What makes Owen’s opinion remarkable, however, is her justification for the conclusion that temporarily preventing the law from going into effect would constitute “irreparable harm” to the state of Texas. Circuit Court judges are bound by Supreme Court precedent; they cannot create new legal standards on their own. But as one lawblogger notes, the basis for Owen’s conclusion would be embarrassingly feeble if there was any evidence that she was capable of embarrassment. The following is a comprehensive list of the precedents cited by Owen to justify her conclusion:

  • A bare assertion from a 1977 solo opinion—not speaking for the court—by then-Associate Justice Rehnquist that “[i]t also seems to me that any time a State is enjoined by a court from effectuating statutes enacted by representatives of its people, it suffers a form of irreparable injury.” (“It seems”—well, I’m convinced!)
  • A solo opinion—again, not speaking for the Court—by Chief Justice Roberts citing the Rehnqiuist opinion without any further defense.
  • That’s it.

This precedential basis would need a lot more heft to merit being called “threadbare.” And it’s even worse than it appears at first glance. First of all, Rehnquist’s opinion applied to a case where the at least the statute had already gone into effect, making the argument of “irreparable harm” to the state even weaker as applied to the Texas abortion case, where it had not. And second, there’s a reason that this dictum has never appeared in an actual Supreme Court majority opinion—it doesn’t make any sense. If this “principle” were taken seriously, states would have an unlimited right to enforce unconstitutional laws for as long as the legal challenges take to wend their way through the courts, irrespective of the harm caused to those who rights were violated. This simply cannot be right.

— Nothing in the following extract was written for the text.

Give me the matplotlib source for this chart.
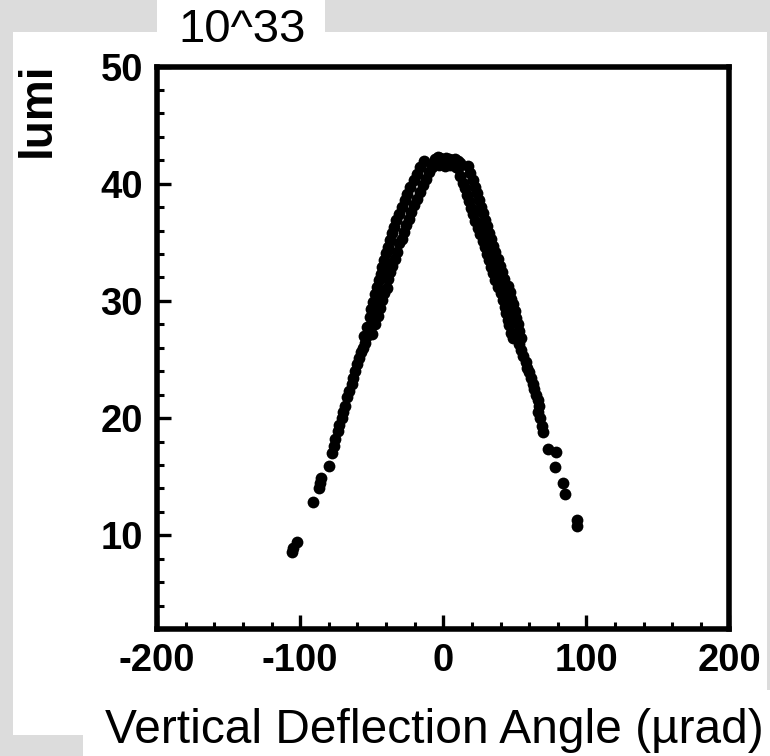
import matplotlib
matplotlib.use("Agg")
import matplotlib.pyplot as plt
from matplotlib.patches import Rectangle
from matplotlib.ticker import MultipleLocator

plt.rcParams["axes.unicode_minus"] = False

# luminosity scan vs vertical deflection angle: left flank, peak, right flank
angle_left = [
    -106.0, -105.0, -102.0, -91.0, -86.5, -86.0, -85.5, -80.0, -78.0, -76.5,
    -75.5, -73.5, -72.5, -71.0, -70.0, -68.5, -67.0, -66.0, -64.0, -63.0,
    -61.5, -60.0, -59.0, -57.5, -56.0, -55.0, -54.0,
    -55.5, -49.5, -53.0, -47.5, -51.5, -45.5, -50.5, -44.0, -49.0, -43.0,
    -48.0, -41.5, -46.0, -39.5, -45.0, -38.5, -43.5, -37.0, -42.5, -35.5,
    -41.5, -34.0, -40.0, -32.5, -38.5, -31.0, -37.5, -29.0, -36.0, -27.5,
    -34.5, -26.0, -33.0, -24.0, -31.0, -22.5, -29.0, -20.5, -27.0, -18.5,
    -25.0, -16.0, -23.0, -14.0, -20.5, -12.0, -18.5, -10.0, -16.0, -8.0,
    -13.5, -6.0,
]
lumi_left = [
    8.6, 8.9, 9.4, 12.8, 14.0, 14.5, 14.9, 15.9, 17.0, 17.6,
    18.2, 18.9, 19.4, 20.0, 20.5, 21.0, 21.8, 22.3, 22.9, 23.4,
    24.0, 24.6, 25.1, 25.6, 26.0, 26.4, 26.9,
    27.0, 27.2, 27.8, 28.0, 28.6, 28.7, 29.3, 29.4, 29.9, 30.1,
    30.6, 30.7, 31.2, 31.1, 31.8, 31.9, 32.3, 32.5, 32.9, 33.0,
    33.5, 33.6, 34.1, 34.2, 34.6, 34.9, 35.2, 35.3, 35.8, 35.9,
    36.3, 36.5, 36.9, 37.0, 37.4, 37.6, 38.0, 38.2, 38.6, 38.7,
    39.1, 39.3, 39.7, 39.9, 40.3, 40.4, 40.8, 41.0, 41.4, 41.4,
    41.9, 41.9,
]

angle_peak = [-6.0, -4.0, -2.0, 0.0, 2.0, 4.0, 6.0, 8.0, 10.0, 12.0, -3.0, 1.0, 5.0, 9.0]
lumi_peak = [42.1, 42.3, 42.2, 42.0, 42.2, 42.1, 42.0, 42.1, 41.9, 41.8, 41.6, 41.5, 41.6, 41.4]

angle_right = [
    10.5, 17.0, 12.0, 19.0, 13.5, 20.5, 15.0, 22.0, 16.5, 23.5,
    18.0, 25.0, 19.5, 26.5, 21.0, 28.0, 22.5, 29.0, 24.0, 30.5,
    25.5, 32.0, 27.5, 33.5, 29.0, 35.0, 30.5, 36.5, 32.0, 38.0,
    33.5, 39.5, 35.0, 41.0, 36.5, 42.5, 38.5, 45.0, 40.0, 46.5,
    41.5, 47.5, 43.0, 48.5, 44.0, 50.0, 45.0, 51.0, 46.0, 52.0,
    47.0, 53.0, 48.5, 54.5,
    53.0, 54.5, 56.0, 57.5, 58.5, 60.0, 61.0, 62.5, 63.5, 64.5,
    66.0, 67.0, 66.0, 67.5, 69.0, 69.5, 73.0, 77.8, 79.0, 83.6,
    84.8, 93.3, 93.3,
]
lumi_right = [
    41.3, 41.5, 40.7, 40.9, 40.1, 40.3, 39.6, 39.7, 39.0, 39.2,
    38.5, 38.6, 37.9, 38.0, 37.4, 37.5, 36.8, 36.9, 36.2, 36.4,
    35.7, 35.8, 35.1, 35.3, 34.6, 34.7, 34.0, 34.2, 33.5, 33.6,
    32.9, 33.0, 32.4, 32.5, 31.8, 31.9, 31.2, 31.3, 30.7, 30.8,
    30.1, 30.2, 29.5, 29.7, 29.0, 29.1, 28.4, 28.5, 27.9, 28.0,
    27.3, 27.4, 26.8, 26.8,
    26.3, 25.8, 25.3, 24.8, 24.3, 23.9, 23.4, 22.9, 22.5, 22.0,
    21.5, 21.0, 20.5, 20.0, 19.3, 18.8, 17.4, 15.8, 17.1, 14.5,
    13.5, 10.8, 11.3,
]

x_ticks = [-200, -100, 0, 100, 200]
y_ticks = [10, 20, 30, 40, 50]

fig = plt.figure(figsize=(7.7, 7.56), dpi=100)
fig.patch.set_facecolor("#dcdcdc")

# white panels behind the plot, the unit label and the axis title
for x0, y0, w, h in [(0.0169, 0.0278, 0.979, 0.930),
                     (0.2039, 0.9577, 0.218, 0.0423),
                     (0.1078, 0.0, 0.8922, 0.0873)]:
    fig.patches.append(Rectangle((x0, y0), w, h, transform=fig.transFigure,
                                 facecolor="white", edgecolor="none", zorder=-1))

ax = fig.add_axes([0.2039, 0.168, 0.7435, 0.744])
ax.set_facecolor("white")

for xs, ys in [(angle_left, lumi_left), (angle_peak, lumi_peak), (angle_right, lumi_right)]:
    ax.plot(xs, ys, "o", color="black", markersize=8.5, markeredgewidth=0)

ax.set_xlim(-200, 200)
ax.set_ylim(2, 50)
ax.set_xticks(x_ticks)
ax.set_yticks(y_ticks)
ax.xaxis.set_minor_locator(MultipleLocator(20))
ax.yaxis.set_minor_locator(MultipleLocator(2))
ax.tick_params(which="major", direction="in", length=10, width=2.4, pad=10)
ax.tick_params(which="minor", direction="in", length=5, width=2.2)
for lab in ax.get_xticklabels() + ax.get_yticklabels():
    lab.set_family("Liberation Sans")
    lab.set_weight("bold")
    lab.set_fontsize(27.5)
for sp in ax.spines.values():
    sp.set_linewidth(4)

fig.text(0.314, 0.960, "10^33", ha="center", va="center",
         family="Liberation Sans", fontsize=34)
fig.text(0.0487, 0.8545, "lumi", ha="center", va="center", rotation=90,
         family="Liberation Sans", weight="bold", fontsize=33)
fig.text(0.564, 0.0172, "Vertical Deflection Angle (\u00b5rad)", ha="center",
         va="baseline", family="Liberation Sans", fontsize=34.5)

fig.savefig("out.png", dpi=100, facecolor=fig.get_facecolor())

How does Scalia’s counter to Breyer—typically long on belligerence and short on logic—reply to these obvious objections? Why, by merely citing the Rehnquist and Roberts opinions again. So now, the next time a hack Republican judge wants to make a politically expedient decision to deny or vacate an injunction preventing the enforcement of potentially unconstitutional legislation, he or she can now cite four precedents endorsing the same erroneous tautology without any attempt to defend it. It’s a nice con if you can pull it off.

So now we have four judges (or six, if you count Thomas and Alito, who joined Scalia’s opinion) who have endorsed the same silly theory, without anybody bothering to actually defend it. Perhaps there’s an Infinite Jest problem, in that they can’t find a clerk who can write the second sentence without dying of laughter. Between this and Shelby County, I think we need a fancy Latin term for this form of legal argument — stare circulus jerkus?

Of course, for Scalia this kind of thing is old hat. As his opinion this week inadvertently reminds us, it was his stay opinion in Bush v. Gore that made the partisan subtext of the final opinion just text.